In the fullness of time, it would take Metallica a further eight years to re-establish their identity with the slightly-too-comfortable Death Magnetic album. Iron Maiden exorcised their recent past with ruthless efficiency by re-recruiting Bruce Dickinson and releasing Brave New World, in 2000, an LP that reassured listeners that normal service had been resumed. But it was Slayer who returned from their brief paddle into uncharted waters with the greatest sense of urgency and violent panache.

As an album, God Hates Us All reassured its constituents that the band had come home to the thrash-tastic turf that would not exist without them. More than this, over the course of a further three studio albums this stall would budge not an inch in the years that elapsed until the group called it a night in 2019. In his own blunt style, Kerry King explained that, “I want us to be the AC/DC of thrash. I want people to know exactly what they’re going to get when they hear us.”

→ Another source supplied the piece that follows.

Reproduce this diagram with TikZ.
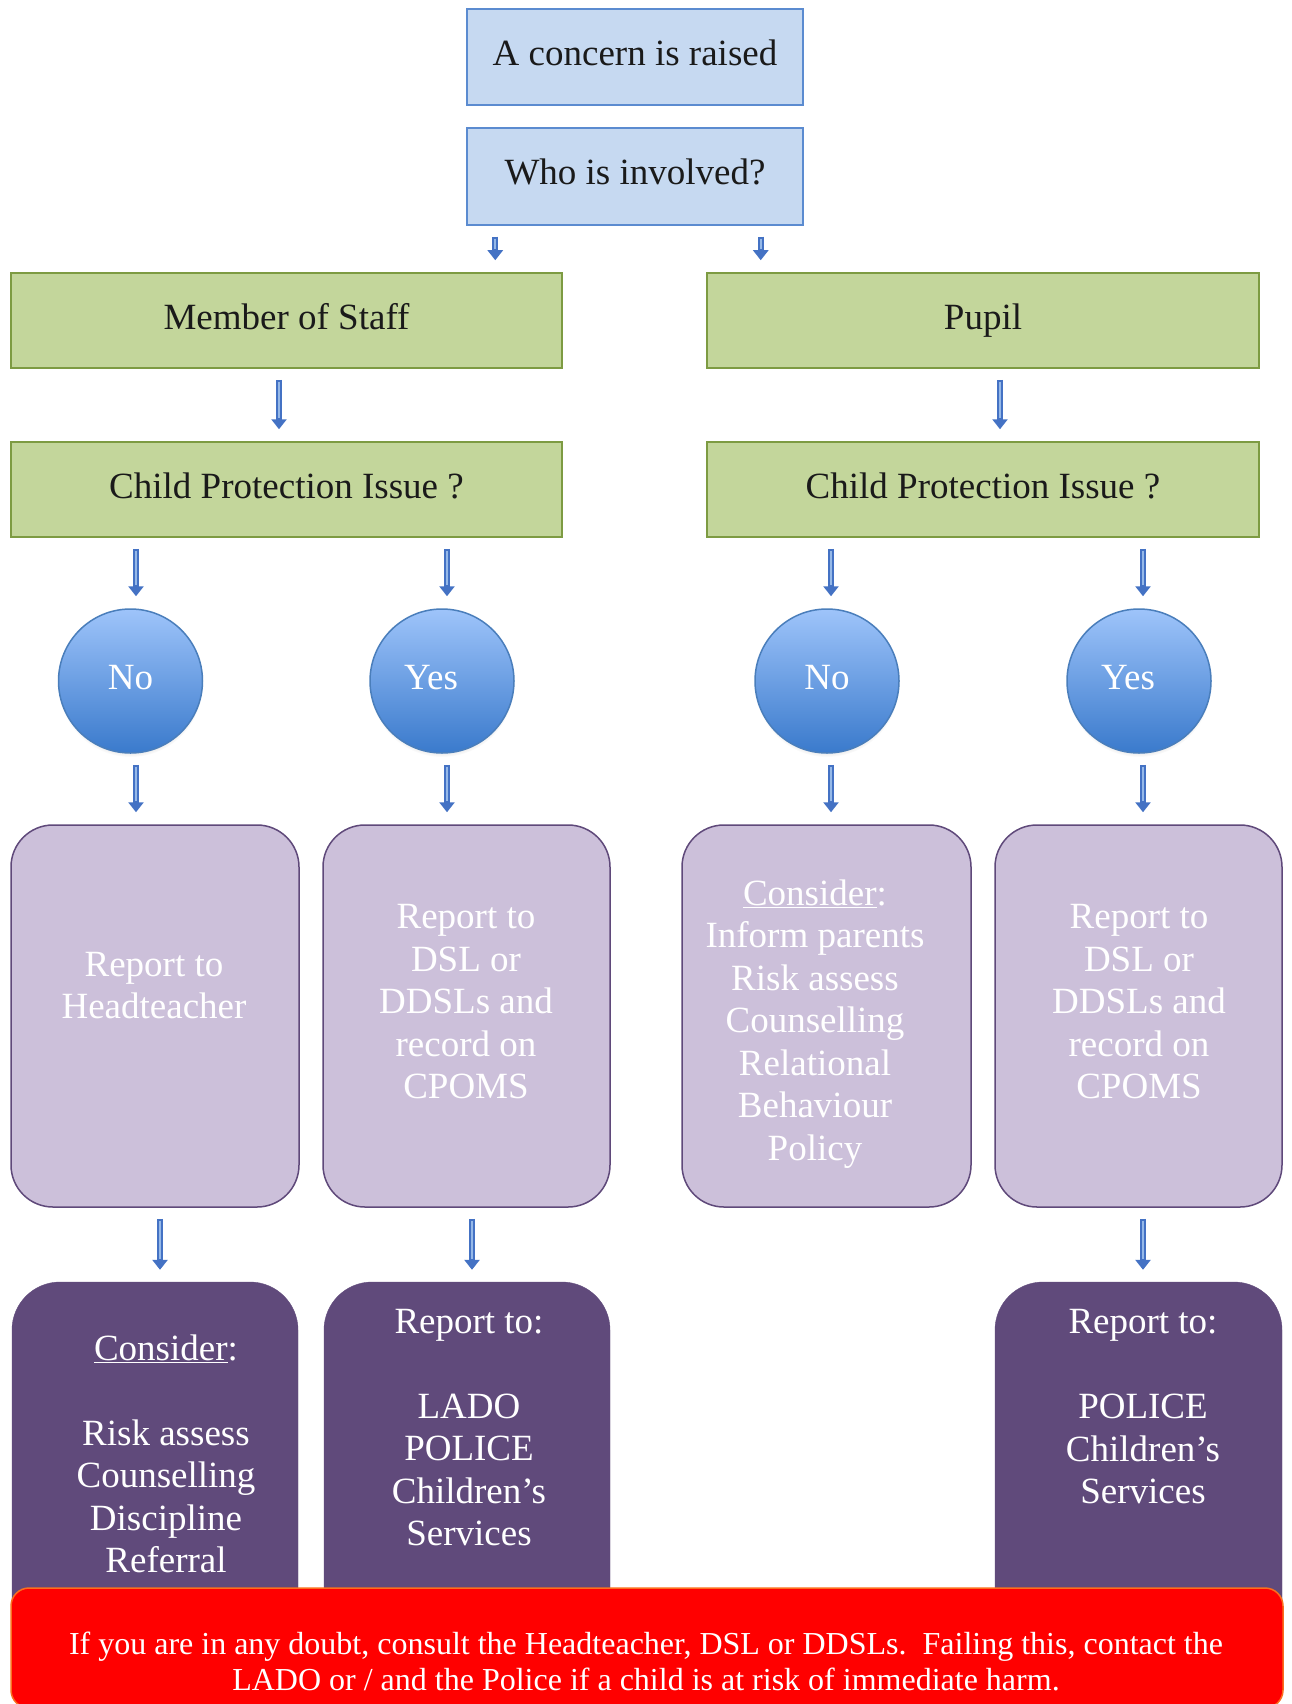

Which is not to say that the band’s first album of the new century was merely an exercise in nostalgia. Recorded in Vancouver, God Hates Us All was produced by Matt Hyde, whose subsequent credits would include Deftones and Parkway Drive. Accompanying this modern sound were lyrics that eschewed the Satanic and occult themes with which the group had established their identity in years past with songs such as Altar Of Sacrifice, Spill The Blood, and Born Of Fire. In its own quiet way, this too was a nod to metal’s unlikely march toward self-examination.

“There’s no Satanic or supernatural elements to [the album],” Kerry King explained. “It’s just more about things that people can relate to. All our albums are angry, but this one is really pissed-off because it’s inward looking. I’m usually the Dungeons & Dragons spooky dude. On this record I made a conscious decision not to do that. I wanted to keep our dark themes, but also to write stuff that people can relate to. I tried to think about what pisses me off and why and how people could relate to that, rather than saying, ‘The Devil’s over there fucking your mother’, or something.”

Accompanied by a crisp music video for the song Bloodline – the band’s first since Dittohead, seven years earlier – God Hates Us All is not Slayer’s best album. But it is one of their most assured, and one which cemented their contemporary relevance to a new generation of metalhead. In 1991, the group capped off their first 10 years of active service with a live album titled Decade Of Aggression; yet the ’90s could have been called Decade Of Relative Uncertainty. But after years of laziness – only one track, the supreme Disorder, featuring Ice-T, breached the silence spanning 1990 and 1994 – and excursions such as the thrilling but contextually misguided punk-covers set Undisputed Attitude (1996), once again Slayer were back in a game of their own creation.

On the day that God Hates Us All was released, the Californians planned to fly to Europe to embark on the Tattoo The Planet tour, co-headlined by Pantera. Stranded in Dublin following the fall of the Twin Towers, the Texan group embarked on a row that would break their band apart forever. One week later, Kerry King and co. crossed the Atlantic and topped the bill unaided. In doing so, once more they stood alone as the kings of very, very, very heavy metal.